There is a film to be made which covers “the history of bass culture in Britain” which shows that  “From Kingston to London, New York to Rio, bass has had a resounding impact on musicians and music lovers alike. It is a meeting point for people from different cultures, backgrounds and races and continues to inspire innovation and change.”

Unfortunately, enjoyable as it was – and raising as many questions as it did, Superstonic Sound is not that film.

7 Comments

  1. Pingback: TWEETS THAT MENTION UNCARVED.ORG BLOG » BLOG ARCHIVE » THE SUPERSTONIC CULT OF DON LETTS -- TOPSY.COM

  2. Amen to that – it seems obligatory for any British TV programme or film that even touches upon reggae in the UK to feature Don Letts, with his spidery dreads and permafrown. he played a damn good set at the Alibi the other day though.

  3. I guess we really misunderstood, or were missold, the content of the film. I was expecting a documentary about bass featuring Don Letts not a documentary about Don Letts featuring bass. I think bass was mentioned though – at least twice. A documentary about bass underpinning music culture not mentioning Jah Wobble or Jah Shaka is getting no lveo ffrom me!

    John has pretty much nailed all the points that got me worked up yesterday but I still feel he plays this ‘first black born generation’ card but is more of a white middle class dude and less of angry black person, despite his protestations. As for Malcom McClaren being his entry point into Punk I’m not entirely sure that was the authentic, working class voice of Punk and as amazing as the Clash were I hardly think they were urban street rats.

    He wasn’t dismissive of Grime, he wasn’t aware of it. And as for Grime not being political I’m pretty sure a lot of those tracks talk about the futility of 9-5 and the taxation system and their continued ostracisation, Form 696, etc. It’s angry, black, bass heavy, British music and he seemed to be ind denial of it.

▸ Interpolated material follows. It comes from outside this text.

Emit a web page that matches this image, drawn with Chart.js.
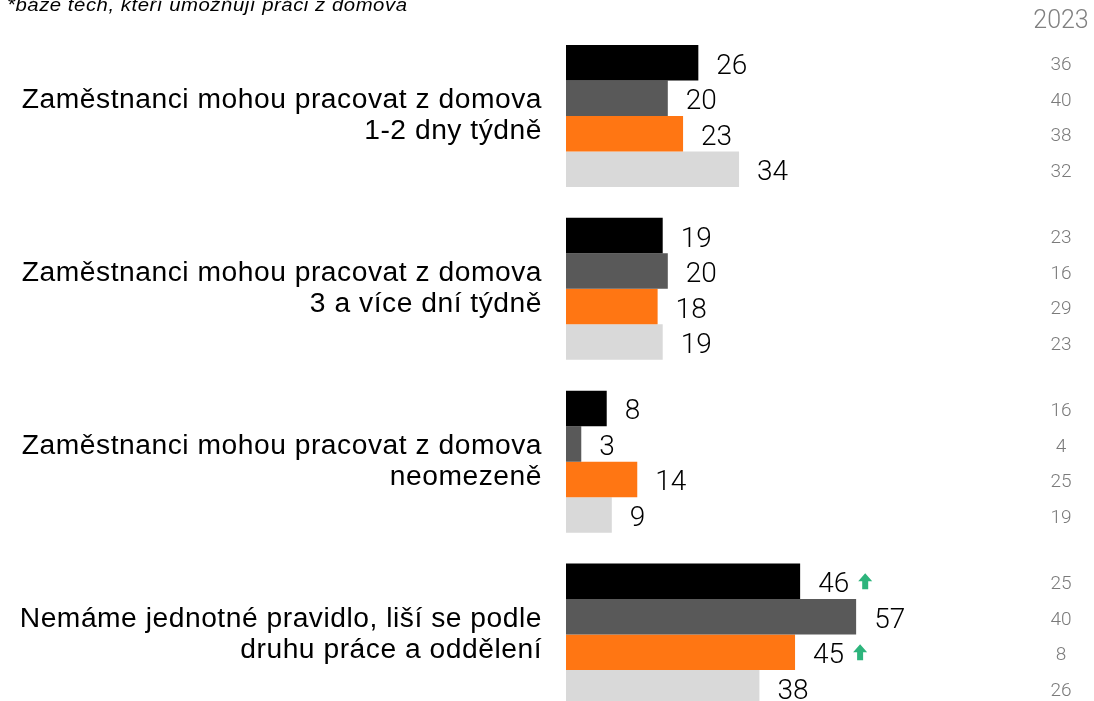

    He also talked about the lack of a ‘movement of size, with an associated fashion, like Punk, since Punk’ and apart from a discussion of whether a Malcom McClaren/Vivienne Westwood style of attire is very urban (they didn’t make punk, they commodotised it, my sister lived above Malcom’s shop btw) I like to think that the whole Acid House scene was a music and fashion based reaction to the mediocrity of late eighties pop and door policy clubs.

    It’s not that Don Letts doesn’t have a lot of very interesting stuff to say about stuff, it just get’s lost in him talking about himself.

    The post film teardown in Festival Hall was much more fun than the documentary itself.

    And, yes, Tom, his set was amazing in places and given some of the dubstep he played I’m curious to see if he switches on to Grime. Not overly hopeful tho until someone spits some bars about him! 😀

  4. I dont know anything about grime except that what I heard I didnt like, maybe you need to be British to enjoy it? I do know that John seems dead on the money about Don Letts. There was a time years back when I’d enjoy reading about him, but I soon realized there was not more than a few pages of stuff to be said. When his book came out I read that but figured out pretty quickly it was just a self promo vehicle. I wonder if there is any there there.

  5. Think D.L. did the Sun Ra doc “brother from another planet”? No hint of Letts self promotion there and a good doc too…
    I’m not a fan of Don btw just thought a little balance would be nice.
    I enjoyed the post btw. Missing out jungle is pretty much unbelievable…

  6. On this topic – all you need to do is look at Dons judging of the Redbull music academy soundclash last week. It was clear Channel 1 had won at the end when they did the final crowd reaction between channel one and skream and bengas crew yet Don made the crowd do a crowd reaction (cheers), then a show of hands (twice). It became increasingly clear that channel one had taken the day yet Don kept asking for “another cheer for skream and benga just to be sure” until the crowd actually all just started chanting “channel one, channel one” and he had no other option but to declare channel 1 winners.